A controlling interest superannuation scheme has the following characteristics.
- A taxpayer is a director or employee at common law engaged in producing assessable income of a company in which they have a greater that 50% voting interest. As a result the individual is regarded as both an eligible employee and a taxpayer who has a controlling interest in that company. The taxpayer may take out a loan to finance a superannuation contribution.
- The taxpayer makes the contribution for themselves to a complying or non-complying superannuation fund.
- The taxpayer's contribution may be reimbursed by the employer company.
- Often the complying or non-complying fund invests the contribution in an entity associated with the controlled entity or in term deposits with the company that lent the funds to the taxpayer to make the contribution.

The tax mischief
No tax obligations are purported to arise from the scheme, so a tax mischief stems from a legislative weakness in section 82AAA.
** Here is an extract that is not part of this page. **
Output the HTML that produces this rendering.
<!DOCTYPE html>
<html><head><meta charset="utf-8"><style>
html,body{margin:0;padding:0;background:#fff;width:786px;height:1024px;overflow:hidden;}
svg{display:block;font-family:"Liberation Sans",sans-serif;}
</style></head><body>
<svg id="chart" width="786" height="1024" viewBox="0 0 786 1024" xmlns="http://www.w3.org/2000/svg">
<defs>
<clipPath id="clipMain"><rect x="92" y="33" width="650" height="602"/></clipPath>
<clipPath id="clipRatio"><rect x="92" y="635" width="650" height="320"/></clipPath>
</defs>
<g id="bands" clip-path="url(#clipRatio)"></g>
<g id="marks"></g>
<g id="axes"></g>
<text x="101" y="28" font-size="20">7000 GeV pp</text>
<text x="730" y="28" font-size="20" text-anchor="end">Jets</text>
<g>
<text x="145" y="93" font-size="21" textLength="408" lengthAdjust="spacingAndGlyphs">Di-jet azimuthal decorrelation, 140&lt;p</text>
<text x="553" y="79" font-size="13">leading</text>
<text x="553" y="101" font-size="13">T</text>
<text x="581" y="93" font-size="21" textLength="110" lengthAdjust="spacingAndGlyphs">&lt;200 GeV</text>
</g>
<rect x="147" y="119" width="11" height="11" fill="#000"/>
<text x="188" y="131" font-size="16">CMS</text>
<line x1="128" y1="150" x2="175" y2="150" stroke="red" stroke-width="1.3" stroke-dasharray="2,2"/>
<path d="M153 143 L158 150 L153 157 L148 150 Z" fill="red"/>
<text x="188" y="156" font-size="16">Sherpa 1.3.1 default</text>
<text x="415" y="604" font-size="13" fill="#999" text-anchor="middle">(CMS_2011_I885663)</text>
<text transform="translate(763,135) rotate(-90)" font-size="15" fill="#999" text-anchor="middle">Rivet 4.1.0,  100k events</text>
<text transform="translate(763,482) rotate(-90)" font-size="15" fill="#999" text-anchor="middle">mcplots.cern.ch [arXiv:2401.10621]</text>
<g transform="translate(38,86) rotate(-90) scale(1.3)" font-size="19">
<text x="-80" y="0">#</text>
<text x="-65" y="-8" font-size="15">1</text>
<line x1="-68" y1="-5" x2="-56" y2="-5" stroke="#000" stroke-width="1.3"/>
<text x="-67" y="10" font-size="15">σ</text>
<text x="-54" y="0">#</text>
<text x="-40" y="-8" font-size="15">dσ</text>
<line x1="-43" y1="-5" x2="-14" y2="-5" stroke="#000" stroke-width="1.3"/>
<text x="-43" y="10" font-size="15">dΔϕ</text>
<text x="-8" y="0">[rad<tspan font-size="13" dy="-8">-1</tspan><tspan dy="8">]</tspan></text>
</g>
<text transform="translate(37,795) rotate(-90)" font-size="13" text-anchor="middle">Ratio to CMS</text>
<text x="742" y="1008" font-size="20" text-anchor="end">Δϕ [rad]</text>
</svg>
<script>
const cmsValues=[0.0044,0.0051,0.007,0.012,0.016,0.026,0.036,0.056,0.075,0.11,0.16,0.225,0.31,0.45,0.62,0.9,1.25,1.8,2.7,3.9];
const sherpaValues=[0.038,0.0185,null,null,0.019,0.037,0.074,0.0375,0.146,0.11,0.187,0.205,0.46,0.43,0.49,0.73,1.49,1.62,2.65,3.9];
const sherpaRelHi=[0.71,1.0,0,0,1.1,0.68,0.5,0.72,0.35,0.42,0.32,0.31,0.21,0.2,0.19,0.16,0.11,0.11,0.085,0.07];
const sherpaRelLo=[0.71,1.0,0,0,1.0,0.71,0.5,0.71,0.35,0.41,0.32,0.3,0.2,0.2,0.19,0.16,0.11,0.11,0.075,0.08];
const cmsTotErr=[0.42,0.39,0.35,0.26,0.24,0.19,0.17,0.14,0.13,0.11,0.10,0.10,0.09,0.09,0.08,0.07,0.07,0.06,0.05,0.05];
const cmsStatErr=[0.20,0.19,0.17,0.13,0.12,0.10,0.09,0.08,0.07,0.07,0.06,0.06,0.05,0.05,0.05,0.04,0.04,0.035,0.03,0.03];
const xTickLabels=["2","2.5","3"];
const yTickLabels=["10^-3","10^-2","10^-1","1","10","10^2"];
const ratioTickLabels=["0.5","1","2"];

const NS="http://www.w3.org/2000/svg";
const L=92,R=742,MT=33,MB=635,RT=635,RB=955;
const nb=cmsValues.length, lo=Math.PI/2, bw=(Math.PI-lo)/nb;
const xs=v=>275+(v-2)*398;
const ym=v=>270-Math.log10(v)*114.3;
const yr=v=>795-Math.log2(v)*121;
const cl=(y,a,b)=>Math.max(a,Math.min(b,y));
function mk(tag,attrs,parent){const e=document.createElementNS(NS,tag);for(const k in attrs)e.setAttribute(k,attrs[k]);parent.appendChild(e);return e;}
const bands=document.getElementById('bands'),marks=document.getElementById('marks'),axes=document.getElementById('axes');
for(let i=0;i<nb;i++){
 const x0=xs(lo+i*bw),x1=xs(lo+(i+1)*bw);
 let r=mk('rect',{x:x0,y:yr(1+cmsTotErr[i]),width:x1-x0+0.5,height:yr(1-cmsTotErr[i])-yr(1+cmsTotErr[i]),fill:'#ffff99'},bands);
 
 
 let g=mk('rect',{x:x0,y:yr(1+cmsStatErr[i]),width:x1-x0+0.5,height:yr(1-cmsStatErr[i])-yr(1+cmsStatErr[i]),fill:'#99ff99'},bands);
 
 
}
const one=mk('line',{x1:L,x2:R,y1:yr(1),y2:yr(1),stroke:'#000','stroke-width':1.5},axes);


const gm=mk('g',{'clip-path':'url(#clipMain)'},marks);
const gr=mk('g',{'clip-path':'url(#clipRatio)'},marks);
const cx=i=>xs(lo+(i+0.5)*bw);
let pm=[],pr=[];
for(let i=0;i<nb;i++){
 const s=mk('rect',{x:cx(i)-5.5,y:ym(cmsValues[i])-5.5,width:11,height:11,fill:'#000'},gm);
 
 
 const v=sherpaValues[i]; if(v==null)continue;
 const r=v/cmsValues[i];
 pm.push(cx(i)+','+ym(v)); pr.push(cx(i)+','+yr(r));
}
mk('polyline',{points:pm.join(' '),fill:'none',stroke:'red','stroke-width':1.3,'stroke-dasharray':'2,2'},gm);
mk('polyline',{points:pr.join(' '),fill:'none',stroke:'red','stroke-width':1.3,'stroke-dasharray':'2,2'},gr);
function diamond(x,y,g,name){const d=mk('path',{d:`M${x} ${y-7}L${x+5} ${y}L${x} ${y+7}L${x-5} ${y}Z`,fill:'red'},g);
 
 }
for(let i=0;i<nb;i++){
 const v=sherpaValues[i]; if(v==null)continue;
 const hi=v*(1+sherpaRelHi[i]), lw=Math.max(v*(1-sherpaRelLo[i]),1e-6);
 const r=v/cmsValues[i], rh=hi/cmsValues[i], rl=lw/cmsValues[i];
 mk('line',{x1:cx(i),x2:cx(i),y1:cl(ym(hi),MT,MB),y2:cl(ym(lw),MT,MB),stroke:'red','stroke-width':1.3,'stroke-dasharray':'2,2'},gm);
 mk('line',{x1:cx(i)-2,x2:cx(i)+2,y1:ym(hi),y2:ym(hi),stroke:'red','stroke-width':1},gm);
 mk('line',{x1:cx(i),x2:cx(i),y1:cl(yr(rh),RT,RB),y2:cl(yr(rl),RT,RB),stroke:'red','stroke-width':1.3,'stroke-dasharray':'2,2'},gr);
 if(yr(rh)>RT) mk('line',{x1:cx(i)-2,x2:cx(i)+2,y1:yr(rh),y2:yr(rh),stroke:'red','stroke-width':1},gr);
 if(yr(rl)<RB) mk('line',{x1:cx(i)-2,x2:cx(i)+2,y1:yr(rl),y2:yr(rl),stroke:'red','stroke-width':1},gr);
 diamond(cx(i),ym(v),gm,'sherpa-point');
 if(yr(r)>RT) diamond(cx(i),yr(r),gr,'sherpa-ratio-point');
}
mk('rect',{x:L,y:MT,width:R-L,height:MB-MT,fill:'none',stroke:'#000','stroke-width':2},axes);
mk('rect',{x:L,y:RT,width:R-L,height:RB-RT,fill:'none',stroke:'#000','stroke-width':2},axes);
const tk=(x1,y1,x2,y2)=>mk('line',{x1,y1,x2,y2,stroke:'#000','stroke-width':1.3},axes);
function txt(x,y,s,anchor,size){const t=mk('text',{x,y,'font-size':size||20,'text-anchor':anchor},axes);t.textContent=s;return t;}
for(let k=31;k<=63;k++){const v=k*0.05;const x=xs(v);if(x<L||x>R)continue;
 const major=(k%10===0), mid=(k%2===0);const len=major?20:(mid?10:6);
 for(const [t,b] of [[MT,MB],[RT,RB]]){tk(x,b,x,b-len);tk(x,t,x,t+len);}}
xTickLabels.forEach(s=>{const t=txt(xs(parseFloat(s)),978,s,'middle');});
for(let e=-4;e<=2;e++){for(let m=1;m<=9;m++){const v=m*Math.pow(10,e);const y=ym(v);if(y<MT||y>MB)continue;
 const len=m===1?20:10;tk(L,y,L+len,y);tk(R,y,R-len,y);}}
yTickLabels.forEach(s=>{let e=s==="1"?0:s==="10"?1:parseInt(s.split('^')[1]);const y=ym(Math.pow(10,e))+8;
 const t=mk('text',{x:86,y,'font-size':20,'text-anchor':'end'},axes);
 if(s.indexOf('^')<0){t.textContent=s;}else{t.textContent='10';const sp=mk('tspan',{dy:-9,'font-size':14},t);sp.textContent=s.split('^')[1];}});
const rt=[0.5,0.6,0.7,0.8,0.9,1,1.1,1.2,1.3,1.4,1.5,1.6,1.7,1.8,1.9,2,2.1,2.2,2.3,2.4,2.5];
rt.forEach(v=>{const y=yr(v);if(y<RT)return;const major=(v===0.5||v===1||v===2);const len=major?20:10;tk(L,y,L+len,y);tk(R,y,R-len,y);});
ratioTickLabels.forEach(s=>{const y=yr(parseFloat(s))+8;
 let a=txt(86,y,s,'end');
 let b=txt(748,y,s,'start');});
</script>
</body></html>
The taxpayer's legal perspective:
- The taxpayer claims deductions under sections 82AAC or 82AAE for the contributions made to the fund (unless they are reimbursed by the employer) as they are an eligible employee.
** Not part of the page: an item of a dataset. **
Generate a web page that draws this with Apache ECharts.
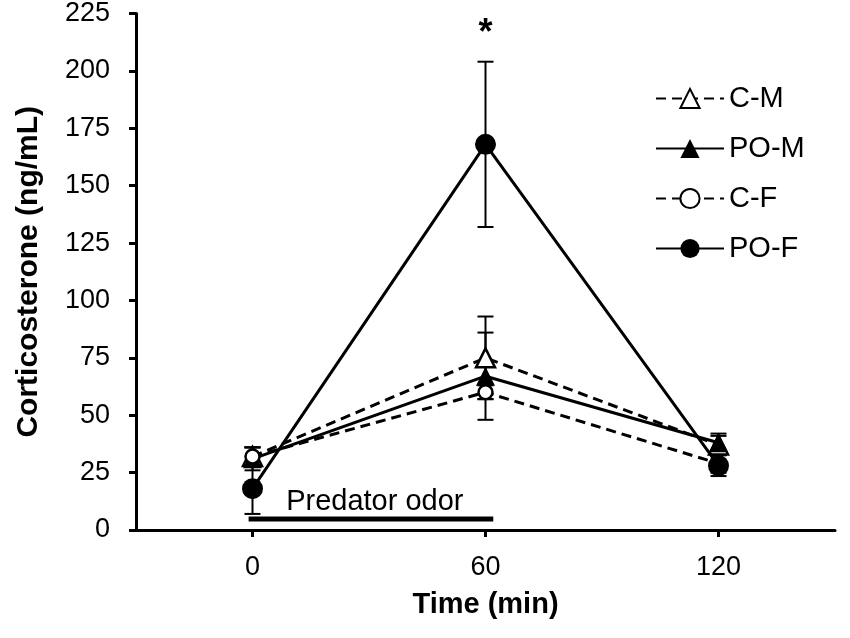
<!DOCTYPE html>
<html><head><meta charset="utf-8">
<script src="https://cdn.jsdelivr.net/npm/echarts@6/dist/echarts.min.js"></script>
<style>html,body{margin:0;padding:0;background:#fff}#c{width:850px;height:638px}</style>
</head><body><div id="c"></div>
<script>
const times = [0, 60, 120];
const xTicks = [0, 60, 120];
const cm = [32, 75, 37];
const cmErr = [4, 18, 4];
const pom = [31, 67, 38];
const pomErr = [5, 19, 4];
const cf = [32, 60, 29];
const cfErr = [4, 3, 4];
const pof = [18, 168, 28];
const pofErr = [11, 36, 4.5];
const odorBar = [[-1, 4.8], [62, 4.8]];
const odorText = [[31.5, 12, 'Predator odor']];
const stars = [[60, 216, '*']];

const FONT = '"Liberation Sans", Arial, Helvetica, sans-serif';
const chart = echarts.init(document.getElementById('c'), null, {renderer: 'canvas'});

function pts(vals) { return times.map((t, i) => [t, vals[i]]); }
function errs(vals, e) { return times.map((t, i) => [t, vals[i], e[i]]); }

function errSeries(vals, e) {
  return {
    type: 'custom', silent: true, z: 1,
    data: errs(vals, e),
    renderItem: function (params, api) {
      const x = api.value(0), y = api.value(1), d = api.value(2);
      const top = api.coord([x, y + d]);
      const bot = api.coord([x, y - d]);
      const hw = 8;
      const st = {stroke: '#000', lineWidth: 2};
      return {type: 'group', children: [
        {type: 'line', shape: {x1: top[0], y1: top[1], x2: bot[0], y2: bot[1]}, style: st},
        {type: 'line', shape: {x1: top[0] - hw, y1: top[1], x2: top[0] + hw, y2: top[1]}, style: st},
        {type: 'line', shape: {x1: bot[0] - hw, y1: bot[1], x2: bot[0] + hw, y2: bot[1]}, style: st}
      ]};
    }
  };
}

function lineSeries(name, vals, dashed, symbol, size, filled, z) {
  return {
    name: name, type: 'line', data: pts(vals), z: z,
    symbol: symbol, symbolSize: size, showAllSymbol: true,
    lineStyle: {color: '#000', width: 3, type: dashed ? [10, 6] : 'solid'},
    itemStyle: {color: filled ? '#000' : '#fff', borderColor: '#000', borderWidth: filled ? 0 : 2.5, opacity: 1},
    emphasis: {disabled: true}
  };
}

chart.setOption({
  animation: false,
  backgroundColor: '#fff',
  grid: {left: 136, right: 15, top: 13, bottom: 108, containLabel: false},
  legend: {
    orient: 'vertical', left: 650, top: 79, itemWidth: 68, itemHeight: 24, itemGap: 21,
    data: ['C-M', 'PO-M', 'C-F', 'PO-F'],
    textStyle: {fontFamily: FONT, fontSize: 29, color: '#000', padding: [0, 0, 0, 0]}
  },
  xAxis: {
    type: 'value', min: -30, max: 150,
    name: 'Time (min)', nameLocation: 'middle', nameGap: 60,
    nameTextStyle: {fontFamily: FONT, fontSize: 29, fontWeight: 'bold', color: '#000'},
    axisLine: {onZero: false, lineStyle: {color: '#000', width: 3}},
    axisTick: {show: true, length: 7, lineStyle: {color: '#000', width: 3}, customValues: xTicks},
    axisLabel: {fontFamily: FONT, fontSize: 27, color: '#000', margin: 24, customValues: xTicks},
    splitLine: {show: false}
  },
  yAxis: {
    type: 'value', min: 0, max: 225, interval: 25,
    name: 'Corticosterone (ng/mL)', nameLocation: 'middle', nameGap: 92, nameRotate: 90,
    nameTextStyle: {fontFamily: FONT, fontSize: 30, fontWeight: 'bold', color: '#000'},
    axisLine: {show: true, onZero: false, lineStyle: {color: '#000', width: 3}},
    axisTick: {show: true, length: 7, lineStyle: {color: '#000', width: 3}},
    axisLabel: {fontFamily: FONT, fontSize: 27, color: '#000', margin: 26},
    splitLine: {show: false}
  },
  series: [
    errSeries(cm, cmErr), errSeries(pom, pomErr), errSeries(cf, cfErr), errSeries(pof, pofErr),
    lineSeries('C-M', cm, true, 'triangle', 19, false, 3),
    lineSeries('PO-M', pom, false, 'triangle', 19, true, 4),
    lineSeries('C-F', cf, true, 'circle', 14, false, 5),
    lineSeries('PO-F', pof, false, 'circle', 21, true, 6),
    {
      type: 'line', data: odorBar, symbol: 'none', silent: true, z: 2,
      lineStyle: {color: '#000', width: 5}
    },
    {
      type: 'scatter', data: odorText, symbolSize: 0, silent: true, z: 2,
      itemStyle: {opacity: 1},
      label: {show: true, position: 'inside', formatter: p => p.value[2],
        fontFamily: FONT, fontSize: 29, color: '#000'}
    },
    {
      type: 'scatter', data: stars, symbolSize: 0, silent: true, z: 2,
      itemStyle: {opacity: 1},
      label: {show: true, position: 'inside', formatter: p => p.value[2],
        fontFamily: FONT, fontSize: 36, fontWeight: 'bold', color: '#000'}
    }
  ]
});
</script></body></html>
- They claim deductions under subsection 51(1) of the Income Tax Assessment Act 1936 or section 8-1 of the Income Tax Assessment Act 1997 for any interest expense incurred on any loan to finance the contribution.
- They claim that the contribution does not constitute a fringe benefit for the purposes of the Fringe Benefits Tax Assessment Act 1986 where it is made to a complying superannuation fund or non-complying superannuation fund. Where the contribution is reimbursed by the employer any such fringe benefit has no (or minimal) fringe benefits taxable value.
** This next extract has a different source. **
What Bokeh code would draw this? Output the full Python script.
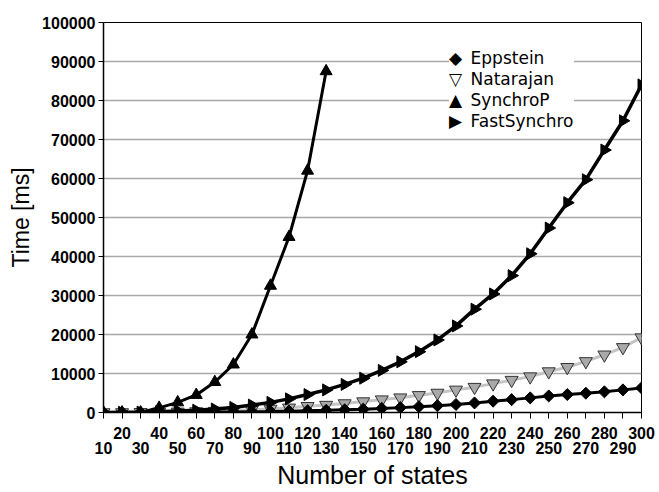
import math
from bokeh.plotting import figure
from bokeh.models import (Range1d, FixedTicker, LinearAxis, Legend, LegendItem,
                          BasicTickFormatter, ColumnDataSource)
from bokeh.embed import file_html
from bokeh.resources import INLINE

# ---- data ----
states = [10, 20, 30, 40, 50, 60, 70, 80, 90, 100, 110, 120, 130, 140, 150,
          160, 170, 180, 190, 200, 210, 220, 230, 240, 250, 260, 270, 280, 290, 300]
eppstein = [0, 0, 10, 20, 40, 60, 100, 150, 200, 250, 350, 450, 550, 700, 850,
            1050, 1250, 1500, 1750, 2050, 2450, 2900, 3300, 3750, 4250, 4600, 4950, 5300, 5800, 6300]
natarajan = [0, 0, 50, 100, 150, 250, 350, 500, 700, 900, 1200, 1600, 1900, 2300, 2800,
             3300, 3800, 4400, 5000, 5800, 6500, 7400, 8300, 9200, 10500, 11600, 13100, 14800, 16700, 19200]
synchrop_states = [10, 20, 30, 40, 50, 60, 70, 80, 90, 100, 110, 120, 130]
synchrop = [0, 0, 0, 1200, 2600, 4500, 7800, 12300, 20000, 32500, 45000, 62000, 87500]
fastsynchro = [0, 50, 100, 200, 400, 600, 900, 1300, 1900, 2600, 3500, 4600, 5800, 7200, 8800,
               10800, 13000, 15600, 18600, 22200, 26500, 30400, 35100, 40700, 47300, 53800, 59700, 67300, 74800, 84000]

series_names = ["Eppstein", "Natarajan", "SynchroP", "FastSynchro"]
legend_symbols = ["\u25C6", "\u25BD", "\u25B2", "\u25B6"]

y_ticks = [0, 10000, 20000, 30000, 40000, 50000, 60000, 70000, 80000, 90000, 100000]
x_ticks_upper = states[1::2]   # 20, 40, ... 300
x_ticks_lower = states[0::2]   # 10, 30, ... 290

FONT = "Liberation Sans"

p = figure(width=659, height=492, output_backend="svg", toolbar_location=None,
           x_range=Range1d(10, 300), y_range=Range1d(0, 100000),
           x_axis_location=None, y_axis_location="left",
           min_border_left=103, min_border_right=18, min_border_top=22, min_border_bottom=80)
p.background_fill_color = "white"
p.border_fill_color = "white"
p.outline_line_color = "black"
p.outline_line_width = 1

# y axis
ya = p.yaxis[0]
ya.ticker = FixedTicker(ticks=y_ticks)
ya.formatter = BasicTickFormatter(use_scientific=False)
ya.axis_line_color = "black"
ya.axis_line_width = 1.5
ya.major_tick_out = 5
ya.major_tick_in = 0
ya.minor_tick_out = 0
ya.minor_tick_in = 0
ya.major_tick_line_color = "black"
ya.major_label_standoff = 3
ya.major_label_text_font = FONT
ya.major_label_text_font_style = "bold"
ya.major_label_text_font_size = "16px"
ya.major_label_text_color = "black"
ya.axis_label = "Time [ms]"
ya.axis_label_text_font = FONT
ya.axis_label_text_font_style = "normal"
ya.axis_label_text_font_size = "23px"
ya.axis_label_text_color = "black"
ya.axis_label_standoff = 5

p.ygrid.grid_line_color = "#a8a8a8"
p.ygrid.grid_line_width = 1.5
p.xgrid.grid_line_color = None

# x axes: two label rows
ax1 = LinearAxis(ticker=FixedTicker(ticks=x_ticks_upper, minor_ticks=x_ticks_lower),
                 formatter=BasicTickFormatter(use_scientific=False))
ax1.axis_line_color = "black"
ax1.axis_line_width = 1.5
ax1.major_tick_out = 6
ax1.major_tick_in = 0
ax1.minor_tick_out = 6
ax1.minor_tick_in = 0
ax1.major_tick_line_color = "black"
ax1.minor_tick_line_color = "black"
ax1.major_label_standoff = 8
ax1.major_label_text_font = FONT
ax1.major_label_text_font_style = "bold"
ax1.major_label_text_font_size = "16px"
ax1.major_label_text_line_height = 1.0
ax1.major_label_text_color = "black"

ax2 = LinearAxis(ticker=FixedTicker(ticks=x_ticks_lower),
                 formatter=BasicTickFormatter(use_scientific=False))
ax2.axis_line_color = None
ax2.major_tick_out = 0
ax2.major_tick_in = 0
ax2.minor_tick_out = 0
ax2.minor_tick_in = 0
ax2.major_tick_line_color = None
ax2.minor_tick_line_color = None
ax2.major_label_standoff = 0
ax2.major_label_text_font = FONT
ax2.major_label_text_font_style = "bold"
ax2.major_label_text_font_size = "16px"
ax2.major_label_text_line_height = 1.0
ax2.major_label_text_color = "black"
ax2.axis_label = "Number of states"
ax2.axis_label_text_font = FONT
ax2.axis_label_text_font_style = "normal"
ax2.axis_label_text_font_size = "25px"
ax2.axis_label_text_line_height = 1.0
ax2.axis_label_text_color = "black"
ax2.axis_label_standoff = 4

p.add_layout(ax1, "below")
p.add_layout(ax2, "below")

# ---- series ----
src_e = ColumnDataSource(dict(x=states, y=eppstein))
src_n = ColumnDataSource(dict(x=states, y=natarajan))
src_s = ColumnDataSource(dict(x=synchrop_states, y=synchrop))
src_f = ColumnDataSource(dict(x=states, y=fastsynchro))

l_n = p.line("x", "y", source=src_n, line_color="#c4c4c4", line_width=3)
p.scatter("x", "y", source=src_n, marker="inverted_triangle", size=13,
          fill_color="#a9a9a9", line_color="#333333", line_width=1)

l_e = p.line("x", "y", source=src_e, line_color="black", line_width=3)
p.scatter("x", "y", source=src_e, marker="square", angle=math.pi / 4, size=8.5,
          fill_color="black", line_color="black")

l_f = p.line("x", "y", source=src_f, line_color="black", line_width=3.5)
p.scatter("x", "y", source=src_f, marker="triangle", angle=-math.pi / 2, size=12,
          fill_color="black", line_color="black")

l_s = p.line("x", "y", source=src_s, line_color="black", line_width=3)
p.scatter("x", "y", source=src_s, marker="triangle", size=12,
          fill_color="black", line_color="black")

# legend: marker symbols as text (glyph area of zero width)
renderers = [l_e, l_n, l_s, l_f]
items = [LegendItem(label=sym + "\u2002" + name, renderers=[r])
         for sym, name, r in zip(legend_symbols, series_names, renderers)]
leg = Legend(items=items, location=(346, 281), margin=0, padding=15, spacing=0,
             glyph_width=0, glyph_height=21, label_height=21, label_standoff=0,
             border_line_color=None, background_fill_color="white", background_fill_alpha=1,
             label_text_font="DejaVu Sans", label_text_font_size="17px", label_text_color="black")
p.add_layout(leg, "center")

open("out.html", "w").write(file_html(p, INLINE))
- It is asserted that the contribution to the superannuation fund is not a taxable contribution as defined in section 274 of the Income Tax Assessment Act 1936. This is because the contribution is not made for the purpose of making provision for superannuation benefits for another person. The contribution is made for the purpose of making superannuation benefits for the individuals themselves.
- It is asserted that the contribution does not constitute a surchargeable contribution under section 8 of the Superannuation Contributions Tax (Assessment and Collection) Act 1997.
Our legal perspective
The Commissioner's view is that, depending on the facts, one or more of the following applies:
- deductions under sections 82AAC or 82AAE for a contribution are not allowable, either because the contributions were not made for the purpose of providing superannuation benefits or because the controlling individual is not an eligible employee deductions under subsection 51(1) of the Income Tax Assessment Act 1936 or section 8-1 of the Income Tax Assessment Act 1997 for the interest expense (if any) incurred by the taxpayer in relation to a loan to finance a contribution are not allowable.
Court decision
Prebble
Full Federal Court dismissed the taxpayer's appeal in relation to whether the controller of a company, of which the controller was also an employee, could claim deductibility for contributions he or she made to a superannuation fund. As the Court concluded that an earlier favourable decision of the Full Court on the same issue in the Harris case was not plainly wrong, they decided not to overturn that decision.
Elias
Federal Court handing down its judgment on the Commissioner's decision not to further remit general interest charge held that, the Commissioner's decision to disallow deduction for contributions to a controlling interest superannuation fund was within discretion. The Court also held that there were good reasons put forward for discriminating between taxpayers involved in mass marketed schemes and those involved in employee benefit arrangements.
Harris
Full Federal Court handed down its judgment in which it considered the deductibility of superannuation contributions made under a controlling interest superannuation scheme. The Court held deductions were not available where employer contributions were made to a superannuation fund by the controller of a company for the controller's own benefit, and that in fact there must be a contribution by an employer for an employee (who must be a different person). Further, the Court held the legislative history supported the Commissioner's view and supported the view put by the primary judge that any other outcome would be extraordinary or at least anomalous.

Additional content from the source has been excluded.